### TASK DETAILS:
Only the lines from the one containing "Recreate this image" down to the one containing "const days = counts.map((c, i)" should be printed, exactly as they stand, ends included.
>>
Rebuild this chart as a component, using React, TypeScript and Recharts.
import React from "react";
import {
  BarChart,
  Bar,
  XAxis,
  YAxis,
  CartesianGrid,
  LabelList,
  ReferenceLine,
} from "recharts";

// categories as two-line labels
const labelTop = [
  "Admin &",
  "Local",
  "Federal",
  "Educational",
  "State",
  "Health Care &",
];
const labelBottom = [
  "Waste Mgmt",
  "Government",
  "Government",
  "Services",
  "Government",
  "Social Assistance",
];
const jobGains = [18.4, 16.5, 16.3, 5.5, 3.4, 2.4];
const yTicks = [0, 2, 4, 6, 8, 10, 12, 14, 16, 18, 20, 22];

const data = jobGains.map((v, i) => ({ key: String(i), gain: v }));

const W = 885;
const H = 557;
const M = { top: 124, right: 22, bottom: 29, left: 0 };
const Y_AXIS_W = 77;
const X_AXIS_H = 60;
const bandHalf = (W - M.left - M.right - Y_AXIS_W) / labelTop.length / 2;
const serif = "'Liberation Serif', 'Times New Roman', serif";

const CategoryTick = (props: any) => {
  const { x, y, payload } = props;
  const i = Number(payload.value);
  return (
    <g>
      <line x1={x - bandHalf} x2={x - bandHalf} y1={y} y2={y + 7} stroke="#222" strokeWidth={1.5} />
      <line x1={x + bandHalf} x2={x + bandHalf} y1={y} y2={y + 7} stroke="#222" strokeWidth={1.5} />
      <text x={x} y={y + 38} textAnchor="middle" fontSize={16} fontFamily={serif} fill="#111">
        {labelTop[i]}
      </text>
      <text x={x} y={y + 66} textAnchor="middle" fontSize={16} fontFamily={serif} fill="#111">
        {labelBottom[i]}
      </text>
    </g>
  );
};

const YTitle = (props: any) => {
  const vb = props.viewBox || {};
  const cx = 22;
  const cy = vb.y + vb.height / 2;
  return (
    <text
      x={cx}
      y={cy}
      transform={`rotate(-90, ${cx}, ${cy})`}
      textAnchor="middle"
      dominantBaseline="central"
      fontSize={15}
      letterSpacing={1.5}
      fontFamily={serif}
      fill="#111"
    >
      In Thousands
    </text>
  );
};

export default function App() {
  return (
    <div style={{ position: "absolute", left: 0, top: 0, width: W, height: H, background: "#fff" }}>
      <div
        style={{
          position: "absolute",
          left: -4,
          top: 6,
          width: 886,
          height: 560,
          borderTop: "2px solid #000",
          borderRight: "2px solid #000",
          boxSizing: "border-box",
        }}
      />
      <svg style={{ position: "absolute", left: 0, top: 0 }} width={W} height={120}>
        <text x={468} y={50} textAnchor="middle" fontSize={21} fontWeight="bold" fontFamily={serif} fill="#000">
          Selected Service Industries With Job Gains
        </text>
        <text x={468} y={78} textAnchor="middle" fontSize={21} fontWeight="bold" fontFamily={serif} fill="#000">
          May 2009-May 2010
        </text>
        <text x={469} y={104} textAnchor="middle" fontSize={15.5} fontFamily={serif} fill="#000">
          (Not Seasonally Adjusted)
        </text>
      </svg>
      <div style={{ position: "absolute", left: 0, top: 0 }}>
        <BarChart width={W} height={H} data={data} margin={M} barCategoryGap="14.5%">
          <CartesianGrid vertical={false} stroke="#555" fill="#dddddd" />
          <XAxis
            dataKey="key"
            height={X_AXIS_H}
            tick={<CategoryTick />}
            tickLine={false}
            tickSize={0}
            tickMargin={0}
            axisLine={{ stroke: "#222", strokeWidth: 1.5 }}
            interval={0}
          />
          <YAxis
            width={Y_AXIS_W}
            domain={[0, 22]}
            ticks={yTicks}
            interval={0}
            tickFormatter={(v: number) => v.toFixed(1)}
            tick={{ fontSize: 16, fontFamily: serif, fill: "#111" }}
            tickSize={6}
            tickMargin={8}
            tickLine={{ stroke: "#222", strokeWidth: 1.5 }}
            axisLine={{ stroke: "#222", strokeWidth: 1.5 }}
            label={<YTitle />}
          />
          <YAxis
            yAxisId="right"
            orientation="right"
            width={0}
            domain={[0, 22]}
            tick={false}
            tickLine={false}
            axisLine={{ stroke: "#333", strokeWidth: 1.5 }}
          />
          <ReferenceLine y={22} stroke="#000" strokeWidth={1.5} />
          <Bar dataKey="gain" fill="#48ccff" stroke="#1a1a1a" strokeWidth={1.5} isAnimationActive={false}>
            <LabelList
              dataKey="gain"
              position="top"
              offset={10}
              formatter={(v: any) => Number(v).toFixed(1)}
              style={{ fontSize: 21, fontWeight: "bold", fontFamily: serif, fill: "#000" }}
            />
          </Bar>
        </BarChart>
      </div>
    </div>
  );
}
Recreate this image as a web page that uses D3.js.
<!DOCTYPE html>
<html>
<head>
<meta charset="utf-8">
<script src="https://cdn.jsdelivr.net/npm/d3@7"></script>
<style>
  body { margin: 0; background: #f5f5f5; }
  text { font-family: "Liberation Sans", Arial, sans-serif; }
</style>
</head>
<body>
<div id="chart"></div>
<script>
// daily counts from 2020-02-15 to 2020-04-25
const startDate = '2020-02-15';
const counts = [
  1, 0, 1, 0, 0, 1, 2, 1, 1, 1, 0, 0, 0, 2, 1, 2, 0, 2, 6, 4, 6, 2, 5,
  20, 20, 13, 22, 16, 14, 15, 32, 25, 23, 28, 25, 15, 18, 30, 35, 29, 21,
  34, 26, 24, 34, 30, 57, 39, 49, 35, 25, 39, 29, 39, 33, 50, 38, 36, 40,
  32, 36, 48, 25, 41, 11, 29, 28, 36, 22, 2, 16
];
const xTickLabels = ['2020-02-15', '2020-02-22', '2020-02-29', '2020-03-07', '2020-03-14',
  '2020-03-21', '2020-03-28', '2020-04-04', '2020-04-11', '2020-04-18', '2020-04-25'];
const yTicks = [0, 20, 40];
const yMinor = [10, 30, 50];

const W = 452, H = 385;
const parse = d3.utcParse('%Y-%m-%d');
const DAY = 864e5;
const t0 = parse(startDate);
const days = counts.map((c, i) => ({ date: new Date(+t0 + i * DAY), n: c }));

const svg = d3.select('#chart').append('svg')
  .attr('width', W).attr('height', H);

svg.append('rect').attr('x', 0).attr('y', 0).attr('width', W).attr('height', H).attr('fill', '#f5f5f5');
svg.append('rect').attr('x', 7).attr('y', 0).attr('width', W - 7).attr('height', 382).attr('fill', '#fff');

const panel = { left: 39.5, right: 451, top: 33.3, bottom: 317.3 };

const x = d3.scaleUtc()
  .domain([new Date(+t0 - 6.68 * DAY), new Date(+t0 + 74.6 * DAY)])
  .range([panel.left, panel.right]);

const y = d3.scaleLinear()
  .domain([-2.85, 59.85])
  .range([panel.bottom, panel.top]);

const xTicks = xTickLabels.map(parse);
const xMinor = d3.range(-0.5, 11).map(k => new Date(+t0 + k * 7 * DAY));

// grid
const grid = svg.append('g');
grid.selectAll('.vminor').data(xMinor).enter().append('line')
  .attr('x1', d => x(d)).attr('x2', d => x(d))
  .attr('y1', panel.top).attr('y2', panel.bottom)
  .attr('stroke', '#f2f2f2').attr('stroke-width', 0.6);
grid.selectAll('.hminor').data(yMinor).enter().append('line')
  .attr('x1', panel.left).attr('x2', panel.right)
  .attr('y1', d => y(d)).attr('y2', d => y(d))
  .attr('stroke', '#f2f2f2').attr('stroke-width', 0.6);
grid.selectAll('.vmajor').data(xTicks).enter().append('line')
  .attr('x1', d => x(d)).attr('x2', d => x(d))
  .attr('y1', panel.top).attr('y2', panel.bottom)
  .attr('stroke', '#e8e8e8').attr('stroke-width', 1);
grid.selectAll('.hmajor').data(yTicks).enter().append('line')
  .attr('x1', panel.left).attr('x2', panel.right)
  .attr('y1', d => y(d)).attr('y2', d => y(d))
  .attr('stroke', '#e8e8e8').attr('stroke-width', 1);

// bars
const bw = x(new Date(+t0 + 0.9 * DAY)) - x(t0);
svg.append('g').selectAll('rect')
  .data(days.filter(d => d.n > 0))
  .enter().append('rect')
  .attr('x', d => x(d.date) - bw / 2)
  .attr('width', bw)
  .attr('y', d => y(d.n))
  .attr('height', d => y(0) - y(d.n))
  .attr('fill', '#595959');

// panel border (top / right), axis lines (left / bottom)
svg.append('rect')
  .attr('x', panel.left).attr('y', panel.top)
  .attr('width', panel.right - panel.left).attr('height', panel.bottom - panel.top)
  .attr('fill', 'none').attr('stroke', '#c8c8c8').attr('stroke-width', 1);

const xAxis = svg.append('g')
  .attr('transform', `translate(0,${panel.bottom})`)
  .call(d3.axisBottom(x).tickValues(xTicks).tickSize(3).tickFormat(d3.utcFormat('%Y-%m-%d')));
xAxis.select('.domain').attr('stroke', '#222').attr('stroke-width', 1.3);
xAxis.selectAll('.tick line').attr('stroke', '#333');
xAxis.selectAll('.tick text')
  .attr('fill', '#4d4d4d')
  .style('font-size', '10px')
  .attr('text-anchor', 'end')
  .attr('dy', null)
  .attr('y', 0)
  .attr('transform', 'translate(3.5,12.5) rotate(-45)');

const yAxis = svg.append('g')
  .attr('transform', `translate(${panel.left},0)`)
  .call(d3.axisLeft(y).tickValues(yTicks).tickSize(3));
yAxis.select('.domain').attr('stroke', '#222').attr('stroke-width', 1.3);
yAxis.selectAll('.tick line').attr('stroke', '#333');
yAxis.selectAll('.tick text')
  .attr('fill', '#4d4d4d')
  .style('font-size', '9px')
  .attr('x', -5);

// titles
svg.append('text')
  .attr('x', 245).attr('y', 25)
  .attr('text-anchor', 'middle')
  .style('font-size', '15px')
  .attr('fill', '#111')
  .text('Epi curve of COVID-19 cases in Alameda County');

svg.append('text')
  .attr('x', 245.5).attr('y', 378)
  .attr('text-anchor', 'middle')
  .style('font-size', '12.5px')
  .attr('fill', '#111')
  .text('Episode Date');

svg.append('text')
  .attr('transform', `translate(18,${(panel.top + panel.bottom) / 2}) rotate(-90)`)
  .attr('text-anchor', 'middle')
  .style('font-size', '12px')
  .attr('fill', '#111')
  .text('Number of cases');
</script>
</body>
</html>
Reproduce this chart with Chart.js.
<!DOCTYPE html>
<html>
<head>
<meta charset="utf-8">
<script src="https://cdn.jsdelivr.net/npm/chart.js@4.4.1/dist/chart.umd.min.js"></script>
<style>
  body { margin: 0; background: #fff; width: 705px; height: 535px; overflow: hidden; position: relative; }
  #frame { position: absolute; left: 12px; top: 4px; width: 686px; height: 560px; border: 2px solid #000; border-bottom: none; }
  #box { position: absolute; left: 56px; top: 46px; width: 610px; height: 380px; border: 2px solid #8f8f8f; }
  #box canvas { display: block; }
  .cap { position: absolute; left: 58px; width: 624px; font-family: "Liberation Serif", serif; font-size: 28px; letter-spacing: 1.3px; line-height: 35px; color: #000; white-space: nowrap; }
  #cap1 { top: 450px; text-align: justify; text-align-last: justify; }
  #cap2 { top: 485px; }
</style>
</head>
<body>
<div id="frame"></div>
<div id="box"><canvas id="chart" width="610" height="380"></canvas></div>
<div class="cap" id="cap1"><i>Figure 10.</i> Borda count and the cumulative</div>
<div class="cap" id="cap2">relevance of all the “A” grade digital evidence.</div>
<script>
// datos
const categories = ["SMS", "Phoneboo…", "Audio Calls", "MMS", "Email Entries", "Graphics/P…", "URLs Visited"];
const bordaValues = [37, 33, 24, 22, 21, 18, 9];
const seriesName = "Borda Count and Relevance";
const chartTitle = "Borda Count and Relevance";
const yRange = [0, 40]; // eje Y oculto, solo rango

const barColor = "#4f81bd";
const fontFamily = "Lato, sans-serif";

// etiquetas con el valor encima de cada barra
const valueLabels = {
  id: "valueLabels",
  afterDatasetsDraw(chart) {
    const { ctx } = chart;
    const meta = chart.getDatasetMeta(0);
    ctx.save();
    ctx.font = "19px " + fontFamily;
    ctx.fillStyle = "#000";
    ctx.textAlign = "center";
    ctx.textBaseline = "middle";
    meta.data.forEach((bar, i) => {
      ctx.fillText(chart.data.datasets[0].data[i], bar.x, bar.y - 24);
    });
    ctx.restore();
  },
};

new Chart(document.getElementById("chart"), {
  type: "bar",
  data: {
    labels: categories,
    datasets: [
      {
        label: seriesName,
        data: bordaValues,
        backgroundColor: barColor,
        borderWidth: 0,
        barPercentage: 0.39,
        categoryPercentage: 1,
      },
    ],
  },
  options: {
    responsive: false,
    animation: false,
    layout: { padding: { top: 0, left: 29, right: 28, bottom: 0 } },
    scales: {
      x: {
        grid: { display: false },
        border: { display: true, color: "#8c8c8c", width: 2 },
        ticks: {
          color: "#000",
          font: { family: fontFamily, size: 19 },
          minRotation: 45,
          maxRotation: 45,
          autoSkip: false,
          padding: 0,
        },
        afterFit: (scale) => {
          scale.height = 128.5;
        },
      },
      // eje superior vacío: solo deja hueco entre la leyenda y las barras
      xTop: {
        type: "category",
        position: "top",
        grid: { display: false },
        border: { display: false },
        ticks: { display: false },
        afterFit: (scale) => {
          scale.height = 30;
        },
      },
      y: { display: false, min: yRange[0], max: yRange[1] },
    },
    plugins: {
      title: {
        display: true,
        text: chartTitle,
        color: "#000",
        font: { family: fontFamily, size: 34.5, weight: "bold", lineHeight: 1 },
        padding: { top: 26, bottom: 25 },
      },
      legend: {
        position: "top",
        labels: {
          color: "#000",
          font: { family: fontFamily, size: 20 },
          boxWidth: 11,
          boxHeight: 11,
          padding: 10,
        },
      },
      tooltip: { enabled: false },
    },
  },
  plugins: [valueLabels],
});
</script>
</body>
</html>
<<
### ANSWER TO THE EXERCISE:
Recreate this image as a web page that uses D3.js.
<!DOCTYPE html>
<html>
<head>
<meta charset="utf-8">
<script src="https://cdn.jsdelivr.net/npm/d3@7"></script>
<style>
  body { margin: 0; background: #f5f5f5; }
  text { font-family: "Liberation Sans", Arial, sans-serif; }
</style>
</head>
<body>
<div id="chart"></div>
<script>
// daily counts from 2020-02-15 to 2020-04-25
const startDate = '2020-02-15';
const counts = [
  1, 0, 1, 0, 0, 1, 2, 1, 1, 1, 0, 0, 0, 2, 1, 2, 0, 2, 6, 4, 6, 2, 5,
  20, 20, 13, 22, 16, 14, 15, 32, 25, 23, 28, 25, 15, 18, 30, 35, 29, 21,
  34, 26, 24, 34, 30, 57, 39, 49, 35, 25, 39, 29, 39, 33, 50, 38, 36, 40,
  32, 36, 48, 25, 41, 11, 29, 28, 36, 22, 2, 16
];
const xTickLabels = ['2020-02-15', '2020-02-22', '2020-02-29', '2020-03-07', '2020-03-14',
  '2020-03-21', '2020-03-28', '2020-04-04', '2020-04-11', '2020-04-18', '2020-04-25'];
const yTicks = [0, 20, 40];
const yMinor = [10, 30, 50];

const W = 452, H = 385;
const parse = d3.utcParse('%Y-%m-%d');
const DAY = 864e5;
const t0 = parse(startDate);
const days = counts.map((c, i) => ({ date: new Date(+t0 + i * DAY), n: c }));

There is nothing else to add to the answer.